-- START GIVEN DATA --
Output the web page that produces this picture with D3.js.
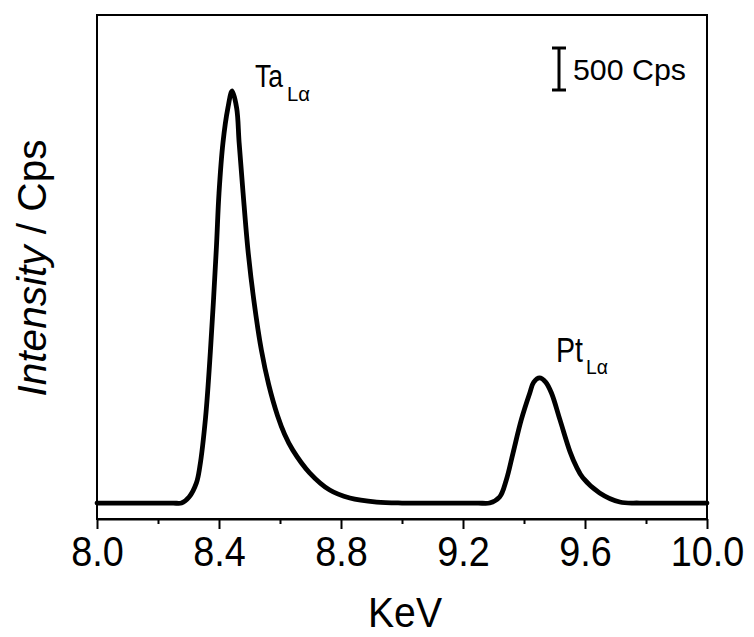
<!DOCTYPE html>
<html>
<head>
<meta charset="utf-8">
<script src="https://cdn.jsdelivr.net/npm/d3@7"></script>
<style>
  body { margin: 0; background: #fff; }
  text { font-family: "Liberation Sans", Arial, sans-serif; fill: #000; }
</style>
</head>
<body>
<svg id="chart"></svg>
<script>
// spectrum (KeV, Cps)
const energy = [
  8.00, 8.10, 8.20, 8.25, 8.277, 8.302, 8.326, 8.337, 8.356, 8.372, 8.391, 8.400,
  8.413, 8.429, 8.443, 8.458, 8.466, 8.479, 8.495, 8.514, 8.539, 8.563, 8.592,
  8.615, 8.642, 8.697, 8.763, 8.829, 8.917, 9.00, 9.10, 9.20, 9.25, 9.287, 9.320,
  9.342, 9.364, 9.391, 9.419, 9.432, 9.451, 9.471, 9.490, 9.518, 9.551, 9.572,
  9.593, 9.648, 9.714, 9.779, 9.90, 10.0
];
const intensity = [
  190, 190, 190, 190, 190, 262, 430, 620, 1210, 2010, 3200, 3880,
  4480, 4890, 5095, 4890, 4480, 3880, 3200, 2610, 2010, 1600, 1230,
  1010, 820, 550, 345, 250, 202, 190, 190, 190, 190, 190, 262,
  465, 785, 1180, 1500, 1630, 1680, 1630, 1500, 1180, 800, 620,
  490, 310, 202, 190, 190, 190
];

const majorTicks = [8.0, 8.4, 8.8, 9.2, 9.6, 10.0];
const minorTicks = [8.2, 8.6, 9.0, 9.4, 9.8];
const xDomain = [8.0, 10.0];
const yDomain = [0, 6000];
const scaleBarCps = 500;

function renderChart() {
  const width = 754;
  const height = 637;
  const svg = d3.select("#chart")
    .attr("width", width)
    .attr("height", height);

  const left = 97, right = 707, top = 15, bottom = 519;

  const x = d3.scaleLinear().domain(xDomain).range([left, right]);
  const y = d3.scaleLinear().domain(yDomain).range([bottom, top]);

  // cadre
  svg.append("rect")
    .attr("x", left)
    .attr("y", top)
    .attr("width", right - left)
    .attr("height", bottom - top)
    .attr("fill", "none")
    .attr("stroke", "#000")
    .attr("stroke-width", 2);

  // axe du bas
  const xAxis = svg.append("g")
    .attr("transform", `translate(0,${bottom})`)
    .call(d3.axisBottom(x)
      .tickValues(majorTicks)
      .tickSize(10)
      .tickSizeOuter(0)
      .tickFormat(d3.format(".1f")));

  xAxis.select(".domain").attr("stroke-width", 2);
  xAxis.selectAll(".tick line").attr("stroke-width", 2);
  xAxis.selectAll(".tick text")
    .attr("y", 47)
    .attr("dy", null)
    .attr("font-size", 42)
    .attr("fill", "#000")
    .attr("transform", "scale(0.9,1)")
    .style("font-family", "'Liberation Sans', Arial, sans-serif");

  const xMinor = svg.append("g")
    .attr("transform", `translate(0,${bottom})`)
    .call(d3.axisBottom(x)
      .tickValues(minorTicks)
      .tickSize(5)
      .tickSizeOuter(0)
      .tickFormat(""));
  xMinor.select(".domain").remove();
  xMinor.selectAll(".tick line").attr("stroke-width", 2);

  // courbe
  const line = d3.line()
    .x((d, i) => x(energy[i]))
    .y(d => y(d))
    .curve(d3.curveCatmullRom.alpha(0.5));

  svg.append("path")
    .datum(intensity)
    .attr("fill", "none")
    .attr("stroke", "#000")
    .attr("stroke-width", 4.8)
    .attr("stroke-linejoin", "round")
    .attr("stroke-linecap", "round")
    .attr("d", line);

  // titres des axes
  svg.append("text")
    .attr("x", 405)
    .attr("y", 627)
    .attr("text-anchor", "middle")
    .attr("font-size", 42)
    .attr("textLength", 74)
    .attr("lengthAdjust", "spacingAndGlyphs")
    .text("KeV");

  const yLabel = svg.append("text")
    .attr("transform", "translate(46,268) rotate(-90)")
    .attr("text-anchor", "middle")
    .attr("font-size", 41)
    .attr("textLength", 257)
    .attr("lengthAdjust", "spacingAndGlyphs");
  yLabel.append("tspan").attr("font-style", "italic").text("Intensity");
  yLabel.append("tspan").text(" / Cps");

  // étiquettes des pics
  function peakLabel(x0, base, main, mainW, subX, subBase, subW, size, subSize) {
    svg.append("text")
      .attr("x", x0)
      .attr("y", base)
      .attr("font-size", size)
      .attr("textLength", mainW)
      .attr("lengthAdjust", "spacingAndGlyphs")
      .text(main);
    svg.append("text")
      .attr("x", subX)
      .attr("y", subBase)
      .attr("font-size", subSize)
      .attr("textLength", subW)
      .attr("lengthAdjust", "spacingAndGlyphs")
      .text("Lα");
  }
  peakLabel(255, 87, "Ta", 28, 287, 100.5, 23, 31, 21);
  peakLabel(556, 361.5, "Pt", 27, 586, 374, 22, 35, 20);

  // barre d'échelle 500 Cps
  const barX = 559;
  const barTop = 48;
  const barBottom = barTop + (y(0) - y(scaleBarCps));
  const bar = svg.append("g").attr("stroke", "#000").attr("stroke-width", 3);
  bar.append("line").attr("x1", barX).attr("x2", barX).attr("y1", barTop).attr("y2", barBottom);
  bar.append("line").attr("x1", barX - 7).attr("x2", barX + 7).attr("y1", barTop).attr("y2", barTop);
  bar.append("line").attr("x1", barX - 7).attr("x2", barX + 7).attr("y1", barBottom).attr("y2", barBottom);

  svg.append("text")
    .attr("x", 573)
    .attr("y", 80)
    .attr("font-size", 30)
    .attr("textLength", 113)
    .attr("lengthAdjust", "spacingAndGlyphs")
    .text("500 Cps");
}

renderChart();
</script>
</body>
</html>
-- END GIVEN DATA --
- _WHAT IS NEEDED_
Repeat only what lies between the start of the data and the end of the line containing "const scaleBarCps = 500;", exactly, with pictures left out.

- _OUTPUT BELOW_
Output the web page that produces this picture with D3.js.
<!DOCTYPE html>
<html>
<head>
<meta charset="utf-8">
<script src="https://cdn.jsdelivr.net/npm/d3@7"></script>
<style>
  body { margin: 0; background: #fff; }
  text { font-family: "Liberation Sans", Arial, sans-serif; fill: #000; }
</style>
</head>
<body>
<svg id="chart"></svg>
<script>
// spectrum (KeV, Cps)
const energy = [
  8.00, 8.10, 8.20, 8.25, 8.277, 8.302, 8.326, 8.337, 8.356, 8.372, 8.391, 8.400,
  8.413, 8.429, 8.443, 8.458, 8.466, 8.479, 8.495, 8.514, 8.539, 8.563, 8.592,
  8.615, 8.642, 8.697, 8.763, 8.829, 8.917, 9.00, 9.10, 9.20, 9.25, 9.287, 9.320,
  9.342, 9.364, 9.391, 9.419, 9.432, 9.451, 9.471, 9.490, 9.518, 9.551, 9.572,
  9.593, 9.648, 9.714, 9.779, 9.90, 10.0
];
const intensity = [
  190, 190, 190, 190, 190, 262, 430, 620, 1210, 2010, 3200, 3880,
  4480, 4890, 5095, 4890, 4480, 3880, 3200, 2610, 2010, 1600, 1230,
  1010, 820, 550, 345, 250, 202, 190, 190, 190, 190, 190, 262,
  465, 785, 1180, 1500, 1630, 1680, 1630, 1500, 1180, 800, 620,
  490, 310, 202, 190, 190, 190
];

const majorTicks = [8.0, 8.4, 8.8, 9.2, 9.6, 10.0];
const minorTicks = [8.2, 8.6, 9.0, 9.4, 9.8];
const xDomain = [8.0, 10.0];
const yDomain = [0, 6000];
const scaleBarCps = 500;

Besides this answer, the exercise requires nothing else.